Nixon apabulló a McGovern, ganador solo en Massachusetts (1972), al igual que Reagan a Mondale, vencedor apenas en Minnesota (1984). Trump ha soterrado a Harris, marcando una inflexión de la realpolitik al consumar una masacre política sin vencer en prácticamente todos los estados.
Trump no es republicano. Es solo un membrete personificado con absoluto control del Congreso, de la interpretación constitucional en Corte Suprema y con un mandato no sujeto a las presiones propias de una reelección a la que ya no tiene opción. No existiría, por ende, excusa alguna para fallar en aquellos grandes cambios por los que el electorado se decantó por él. Los demócratas, por otro lado, perdieron no solo una elección. El peso específico de sus consagrados líderes sucumbió estrepitosamente dejando aún en formación a figuras emergentes del Partido Demócrata.
Los estadounidenses desecharon a una izquierda emancipada en cuestiones de género, prefiriendo la generación de bienestar económico de la derecha.
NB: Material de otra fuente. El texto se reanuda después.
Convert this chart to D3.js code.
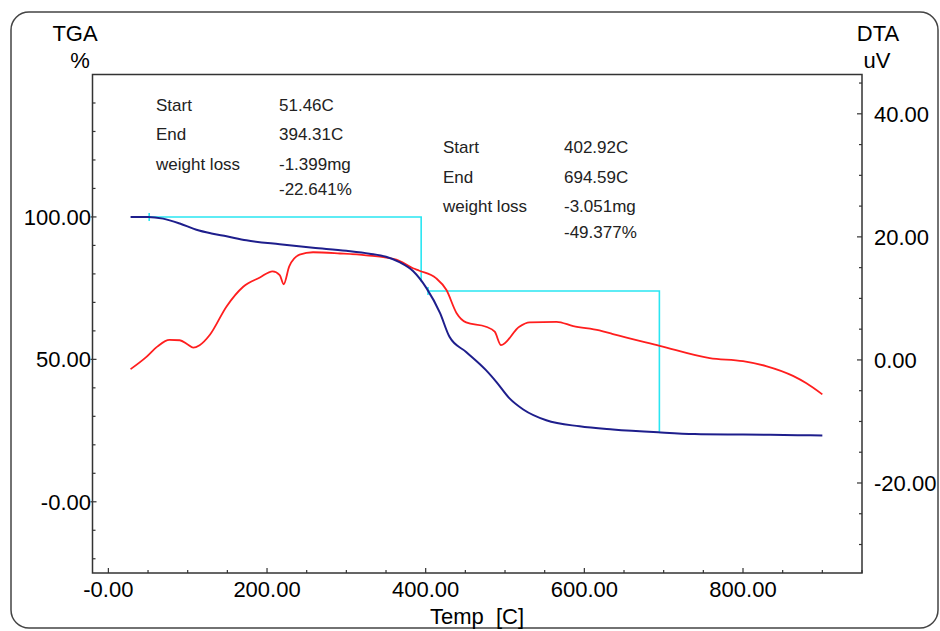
<!DOCTYPE html>
<html>
<head>
<meta charset="utf-8">
<script src="https://cdn.jsdelivr.net/npm/d3@7/dist/d3.min.js"></script>
<style>
  html, body { margin: 0; padding: 0; background: #fff; }
  svg { display: block; font-family: "Liberation Sans", Arial, sans-serif; }
</style>
</head>
<body>
<svg id="chart" width="940" height="631"></svg>
<script>
// Temperature (°C) and TGA weight (%)
const tgaTemp = [28, 50, 69, 90, 111, 130, 149, 174, 216, 258, 300, 329, 350, 367, 384, 401, 418, 430, 451, 476, 489, 506, 523, 552, 594, 636, 693, 739, 800, 869, 900];
const tgaPct  = [100, 100, 99.4, 97.7, 95.5, 94.2, 93.2, 91.8, 90.4, 89.2, 88.1, 87.1, 86.0, 84.1, 81.0, 75.0, 66.3, 57.9, 52.6, 46.2, 42.1, 36.2, 32.4, 28.6, 26.5, 25.4, 24.4, 23.8, 23.6, 23.4, 23.3];

// Temperature (°C) and DTA signal (uV)
const dtaTemp = [28, 48, 62, 77, 90, 100, 107, 115, 128, 149, 170, 191, 207, 216, 221, 228, 241, 258, 292, 325, 363, 384, 392, 413, 426, 439, 451, 476, 487, 495, 518, 531, 565, 586, 619, 636, 695, 758, 800, 829, 863, 880, 900];
const dtaUv   = [-1.5, 0.5, 2.2, 3.25, 3.2, 2.5, 2.0, 2.4, 4.1, 8.7, 11.9, 13.4, 14.4, 13.8, 12.3, 15.2, 17.1, 17.5, 17.3, 17.0, 16.3, 14.9, 14.5, 13.3, 11.4, 7.6, 6.1, 5.4, 4.6, 2.4, 5.4, 6.1, 6.2, 5.5, 4.8, 4.2, 2.3, 0.3, -0.2, -1.0, -2.6, -3.8, -5.6];

// Weight-loss steps: start/end temperature, level at start, loss (%)
const stepStart = [51.46, 402.92];
const stepEnd   = [394.31, 694.59];
const stepLevel = [100, 74.0];
const stepLossPct = [22.641, 49.377];
const stepLossMg  = [1.399, 3.051];

// Axis ticks
const xTicks = [0, 200, 400, 600, 800];
const xTickLabels = ["-0.00", "200.00", "400.00", "600.00", "800.00"];
const tgaTicks = [0, 50, 100];
const tgaTickLabels = ["-0.00", "50.00", "100.00"];
const dtaTicks = [-20, 0, 20, 40];
const dtaTickLabels = ["-20.00", "0.00", "20.00", "40.00"];

const svg = d3.select("#chart");
const plot = { left: 92.5, right: 862, top: 74.5, bottom: 573 };

const x = d3.scaleLinear().domain([-20, 950]).range([plot.left, plot.right]);
const yL = d3.scaleLinear().domain([-25, 150]).range([plot.bottom, plot.top]);
const yR = d3.scaleLinear().domain([-34.63, 46.39]).range([plot.bottom, plot.top]);

const axisColor = "#333";
const textColor = "#000";

// Outer rounded frame
svg.append("rect")
  .attr("x", 11).attr("y", 12).attr("width", 927).attr("height", 616)
  .attr("rx", 18).attr("ry", 18)
  .attr("fill", "none").attr("stroke", "#444").attr("stroke-width", 1.5);

// Plot frame
svg.append("rect")
  .attr("x", plot.left).attr("y", plot.top)
  .attr("width", plot.right - plot.left).attr("height", plot.bottom - plot.top)
  .attr("fill", "none").attr("stroke", axisColor).attr("stroke-width", 1.5);

const ticksG = svg.append("g").attr("stroke", axisColor).attr("stroke-width", 1.2);

// X ticks (inside)
d3.range(0, 951, 50).forEach(v => {
  const major = v % 200 === 0;
  ticksG.append("line")
    .attr("x1", x(v)).attr("x2", x(v))
    .attr("y1", plot.bottom).attr("y2", plot.bottom - (major ? 5 : 3));
});
// Left ticks
d3.range(-20, 150, 10).forEach(v => {
  const major = v % 50 === 0;
  ticksG.append("line")
    .attr("x1", plot.left - (major ? 2 : 0)).attr("x2", plot.left + (major ? 4 : 3))
    .attr("y1", yL(v)).attr("y2", yL(v));
});
// Right ticks
d3.range(-30, 46, 5).forEach(v => {
  const major = v % 20 === 0;
  ticksG.append("line")
    .attr("x1", plot.right).attr("x2", plot.right - (major ? 5 : 3))
    .attr("y1", yR(v)).attr("y2", yR(v));
});

// Tick labels
const labelFont = 22;
svg.append("g").selectAll("text").data(xTicks).join("text")
  .attr("x", d => x(d)).attr("y", 596.5)
  .attr("text-anchor", "middle").attr("font-size", labelFont).attr("fill", textColor)
  .text((d, i) => xTickLabels[i]);
svg.append("g").selectAll("text").data(tgaTicks).join("text")
  .attr("x", plot.left - 1.5).attr("y", d => yL(d) + 8)
  .attr("text-anchor", "end").attr("font-size", labelFont).attr("fill", textColor)
  .text((d, i) => tgaTickLabels[i]);
svg.append("g").selectAll("text").data(dtaTicks).join("text")
  .attr("x", plot.right + 12).attr("y", d => yR(d) + 8)
  .attr("text-anchor", "start").attr("font-size", labelFont).attr("fill", textColor)
  .text((d, i) => dtaTickLabels[i]);

// Axis titles
const titles = [
  { t: "TGA", x: 75, y: 41 }, { t: "%", x: 80, y: 68 },
  { t: "DTA", x: 878, y: 41 }, { t: "uV", x: 877, y: 68 },
  { t: "Temp  [C]", x: 477, y: 624 }
];
svg.append("g").selectAll("text").data(titles).join("text")
  .attr("x", d => d.x).attr("y", d => d.y)
  .attr("text-anchor", "middle").attr("font-size", 22).attr("fill", textColor)
  .style("white-space", "pre")
  .text(d => d.t);

// Weight-loss step markers (cyan)
const cyan = "#2ae6f2";
const stepG = svg.append("g").attr("fill", "none").attr("stroke", cyan).attr("stroke-width", 1.6);
stepStart.forEach((s, i) => {
  const lvl = stepLevel[i];
  const endLvl = lvl - stepLossPct[i];
  stepG.append("path").attr("d", d3.line()([
    [x(s), yL(lvl)], [x(stepEnd[i]), yL(lvl)], [x(stepEnd[i]), yL(endLvl)]
  ]));
  stepG.append("line")
    .attr("x1", x(s)).attr("x2", x(s))
    .attr("y1", yL(lvl) - 4).attr("y2", yL(lvl) + 4);
});

// Curves
const tgaLine = d3.line().x(d => x(d[0])).y(d => yL(d[1])).curve(d3.curveMonotoneX);
const dtaLine = d3.line().x(d => x(d[0])).y(d => yR(d[1])).curve(d3.curveMonotoneX);

svg.append("path")
  .datum(dtaTemp.map((t, i) => [t, dtaUv[i]]))
  .attr("d", dtaLine).attr("fill", "none").attr("stroke", "#ff1e1e").attr("stroke-width", 1.8);
svg.append("path")
  .datum(tgaTemp.map((t, i) => [t, tgaPct[i]]))
  .attr("d", tgaLine).attr("fill", "none").attr("stroke", "#1e1e8c").attr("stroke-width", 2);

// Step annotations
const fmtT = v => v.toFixed(2) + "C";
const blocks = [
  { x: 156, x2: 279, y: 110.5 },
  { x: 443, x2: 564, y: 153 }
];
const annoG = svg.append("g").attr("font-size", 17).attr("fill", "#222");
blocks.forEach((b, i) => {
  const rows = [
    ["Start", fmtT(stepStart[i])],
    ["End", fmtT(stepEnd[i])],
    ["weight loss", "-" + stepLossMg[i].toFixed(3) + "mg"],
    ["", "-" + stepLossPct[i].toFixed(3) + "%"]
  ];
  rows.forEach((r, j) => {
    const yy = b.y + j * 29.5 - (j === 3 ? 4 : 0);
    if (r[0]) annoG.append("text").attr("x", b.x).attr("y", yy).text(r[0]);
    annoG.append("text").attr("x", b.x2).attr("y", yy).text(r[1]);
  });
});
</script>
</body>
</html>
Los alcances de la agenda doméstica Trump, empero, quedarían quizás opacados ante un gravitante escenario internacional que no está necesariamente alineado con su visión estratégica, o mera voluntad. Ese es el gran desafío del compromiso asumido electoralmente. Si Ucrania, por ejemplo, sucumbiese (territorio por paz) ante Putin por falta de apoyo estadounidense, los europeos no verían más a la OTAN como su aliado natural y refugio seguro. La luna de miel se viene corta en política exterior para todo un convicto de convicciones.